I was also turned off a bit by the bloggish style of the book; I like Tyler Cowen's blog, but hearing a blog tone in a book was kind of weird. And the last chapter - where Professor Cowen tells us it's all going to be okay after all, and gives some helpful hints - it just seems totally incongruous. The assertion that everything will get better seems flimsy and unsupported, and the helpful hints, like "We should give more status to scientists", see like Vaguely Good Things but not really related to the thesis of the book.
I will happily praise the book's few forays into politics, as well as its excellent job not foraying into politics more than it did. It took a very even keel between liberalism and conservativism, even though it would be very easy to use its main thesis in praise of either side. And the few political points it did make - about the uselessness of health and education spending, and about how our politics is pretty much built on an foundation assumption of constant growth that can be siphoned off to fund programs to bribe voters - is well taken. Even if the constant growth hasn't stopped quite yet, that's still a scary foundation and one we need to be thinking about.
And I will not as happily, but still honestly, admit that even though I found the book's arguments weak, I feel strangely compelled to believe it.

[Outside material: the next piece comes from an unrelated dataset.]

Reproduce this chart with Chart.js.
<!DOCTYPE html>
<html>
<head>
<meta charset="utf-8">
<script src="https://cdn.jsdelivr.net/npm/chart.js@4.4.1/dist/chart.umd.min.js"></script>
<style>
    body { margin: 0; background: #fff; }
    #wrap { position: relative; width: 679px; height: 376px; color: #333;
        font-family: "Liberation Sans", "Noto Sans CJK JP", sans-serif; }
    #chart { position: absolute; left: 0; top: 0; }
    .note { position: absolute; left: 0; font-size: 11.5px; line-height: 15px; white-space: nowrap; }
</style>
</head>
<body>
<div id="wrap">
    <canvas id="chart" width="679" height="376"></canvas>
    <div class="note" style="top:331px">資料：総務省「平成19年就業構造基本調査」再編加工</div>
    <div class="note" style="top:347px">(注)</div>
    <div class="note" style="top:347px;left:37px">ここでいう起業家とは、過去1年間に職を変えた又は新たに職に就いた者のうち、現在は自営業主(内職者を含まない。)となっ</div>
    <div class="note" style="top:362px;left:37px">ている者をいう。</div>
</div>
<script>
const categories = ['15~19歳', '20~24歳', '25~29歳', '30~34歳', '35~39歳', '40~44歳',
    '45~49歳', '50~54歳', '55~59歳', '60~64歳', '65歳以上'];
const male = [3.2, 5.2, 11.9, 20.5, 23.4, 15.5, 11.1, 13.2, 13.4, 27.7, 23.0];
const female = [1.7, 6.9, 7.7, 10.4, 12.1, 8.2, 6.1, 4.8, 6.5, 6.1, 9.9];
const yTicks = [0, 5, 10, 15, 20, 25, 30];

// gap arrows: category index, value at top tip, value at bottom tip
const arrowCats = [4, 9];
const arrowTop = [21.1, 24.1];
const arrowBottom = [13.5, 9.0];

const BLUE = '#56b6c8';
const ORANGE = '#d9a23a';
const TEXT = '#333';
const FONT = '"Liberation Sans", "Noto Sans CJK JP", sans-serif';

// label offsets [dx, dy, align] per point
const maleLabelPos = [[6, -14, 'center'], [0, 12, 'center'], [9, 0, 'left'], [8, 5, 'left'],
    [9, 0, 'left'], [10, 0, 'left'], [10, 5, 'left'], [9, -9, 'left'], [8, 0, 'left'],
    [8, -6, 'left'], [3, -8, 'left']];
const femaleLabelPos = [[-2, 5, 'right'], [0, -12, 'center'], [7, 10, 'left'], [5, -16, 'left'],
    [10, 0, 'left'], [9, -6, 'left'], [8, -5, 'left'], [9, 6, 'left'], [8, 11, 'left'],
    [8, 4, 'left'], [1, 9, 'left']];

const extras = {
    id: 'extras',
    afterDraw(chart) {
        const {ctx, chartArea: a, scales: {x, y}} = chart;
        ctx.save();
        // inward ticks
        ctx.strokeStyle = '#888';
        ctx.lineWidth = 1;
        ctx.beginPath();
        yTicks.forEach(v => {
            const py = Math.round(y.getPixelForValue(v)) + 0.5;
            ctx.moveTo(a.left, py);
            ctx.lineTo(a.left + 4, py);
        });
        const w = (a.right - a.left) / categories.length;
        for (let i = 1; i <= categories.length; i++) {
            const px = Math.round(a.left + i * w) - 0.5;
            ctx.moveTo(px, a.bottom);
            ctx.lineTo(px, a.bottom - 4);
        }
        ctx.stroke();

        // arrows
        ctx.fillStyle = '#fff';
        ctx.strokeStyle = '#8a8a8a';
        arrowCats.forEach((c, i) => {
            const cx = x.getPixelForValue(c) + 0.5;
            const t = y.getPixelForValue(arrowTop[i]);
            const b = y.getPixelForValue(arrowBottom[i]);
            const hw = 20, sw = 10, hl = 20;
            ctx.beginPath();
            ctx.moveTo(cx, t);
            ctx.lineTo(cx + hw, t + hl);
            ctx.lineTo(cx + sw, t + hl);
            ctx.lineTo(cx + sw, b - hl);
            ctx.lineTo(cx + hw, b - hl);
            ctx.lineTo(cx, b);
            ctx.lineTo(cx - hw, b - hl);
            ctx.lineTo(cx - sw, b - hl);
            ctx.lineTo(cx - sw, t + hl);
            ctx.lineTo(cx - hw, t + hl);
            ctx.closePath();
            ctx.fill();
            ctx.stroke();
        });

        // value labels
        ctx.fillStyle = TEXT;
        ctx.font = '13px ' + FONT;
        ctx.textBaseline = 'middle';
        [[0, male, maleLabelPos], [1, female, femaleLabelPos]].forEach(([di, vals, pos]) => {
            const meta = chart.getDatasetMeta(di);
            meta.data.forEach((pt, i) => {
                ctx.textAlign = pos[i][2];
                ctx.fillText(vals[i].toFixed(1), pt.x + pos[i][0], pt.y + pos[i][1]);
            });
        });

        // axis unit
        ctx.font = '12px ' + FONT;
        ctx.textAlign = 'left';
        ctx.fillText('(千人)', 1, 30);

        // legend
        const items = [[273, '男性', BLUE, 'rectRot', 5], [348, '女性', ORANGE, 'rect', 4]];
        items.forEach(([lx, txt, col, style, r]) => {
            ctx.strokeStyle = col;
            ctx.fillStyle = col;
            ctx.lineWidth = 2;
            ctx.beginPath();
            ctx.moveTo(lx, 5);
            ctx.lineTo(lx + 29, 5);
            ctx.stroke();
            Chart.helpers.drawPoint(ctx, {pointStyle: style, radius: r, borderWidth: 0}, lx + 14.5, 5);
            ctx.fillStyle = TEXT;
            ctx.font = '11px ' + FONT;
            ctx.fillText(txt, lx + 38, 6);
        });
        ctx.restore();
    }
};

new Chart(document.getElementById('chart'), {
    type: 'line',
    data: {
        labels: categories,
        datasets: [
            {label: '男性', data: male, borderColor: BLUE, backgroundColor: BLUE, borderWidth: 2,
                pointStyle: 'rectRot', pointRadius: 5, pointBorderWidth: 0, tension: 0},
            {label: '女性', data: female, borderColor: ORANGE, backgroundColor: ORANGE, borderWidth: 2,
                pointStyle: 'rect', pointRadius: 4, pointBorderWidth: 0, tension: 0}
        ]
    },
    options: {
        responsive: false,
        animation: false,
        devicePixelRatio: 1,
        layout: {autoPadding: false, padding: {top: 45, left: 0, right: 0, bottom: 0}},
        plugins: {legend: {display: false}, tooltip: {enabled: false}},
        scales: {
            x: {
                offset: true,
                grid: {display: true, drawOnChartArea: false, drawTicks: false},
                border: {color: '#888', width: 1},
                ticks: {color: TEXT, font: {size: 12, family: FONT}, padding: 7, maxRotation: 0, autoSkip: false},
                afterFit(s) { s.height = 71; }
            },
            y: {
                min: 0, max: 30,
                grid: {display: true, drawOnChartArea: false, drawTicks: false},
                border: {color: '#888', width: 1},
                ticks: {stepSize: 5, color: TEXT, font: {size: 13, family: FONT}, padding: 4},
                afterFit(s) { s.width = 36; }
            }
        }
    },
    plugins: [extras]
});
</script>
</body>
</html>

I don't know what is so attractive about the Great Stagnation thesis. Maybe it's a sort of morality story, a feeling that our politicians, business leaders, and voters have screwed things up so bad that it would be only fair if we started stagnating; they've been beating the goose so hard that one almost wants to see them get their comeuppance when the golden eggs stop. That there's so much hypocrisy and irrationality that the ability of the economy to just keep churning on and on at its accustomed pace is almost proof that nobody cares about our sins and by extension our virtues. Maybe it's the hope that if something went horribly wrong, we could finally get about smashing the system and building a more elegant one, which is always attractive to think about whether or not it's merited.
Or maybe it's that you hear stories about the old days, when two bicycle mechanics outside any formal academia or Pentagon research laboratory could watch some birds, think really hard, and invent the airplane through nothing but pluck and Good Old-Fashioned American Ingenuity. And the modern world of establishment academics doing research for big corporations is so disappointing in comparison that it would be better for it to be a dead end than for it to be the shape of things to come.
There's another thing that bothers me too, which is the sheer damnable linearity of the economic laws. The growth of science as measured in papers/year; the growth of innovation as measured in patents; the growth of computation as measured by Moore's Law; the growth of the economy as measured in GDP. All so straight you could use them to hang up a picture. These lines don't care what we humans do, who we vote for, what laws we pass, what we invent, what geese that lay long-hanging fruit have or have not been killed. The Gods of the Straight Lines seem right up there with the Gods of the Copybook Headings in the category of things that tend to return no matter how hard you try to kick them away. They were saying back a few decades ago Moore's Law would stop because of basic physical restrictions on possible transistor size, and we worked around those, which means the Gods of the Straight Lines are more powerful than physics.
And the lines slant upward, which is very kind of them, but not all of them make sense, and none of them seem to be in our very direct control, and some of them are on log plots, and some of them, when drawn out in a Kurzweillian fashion, go to kind of scary places.
So no, I don't think it is going to be a Great Stagnation we are going to have to worry about.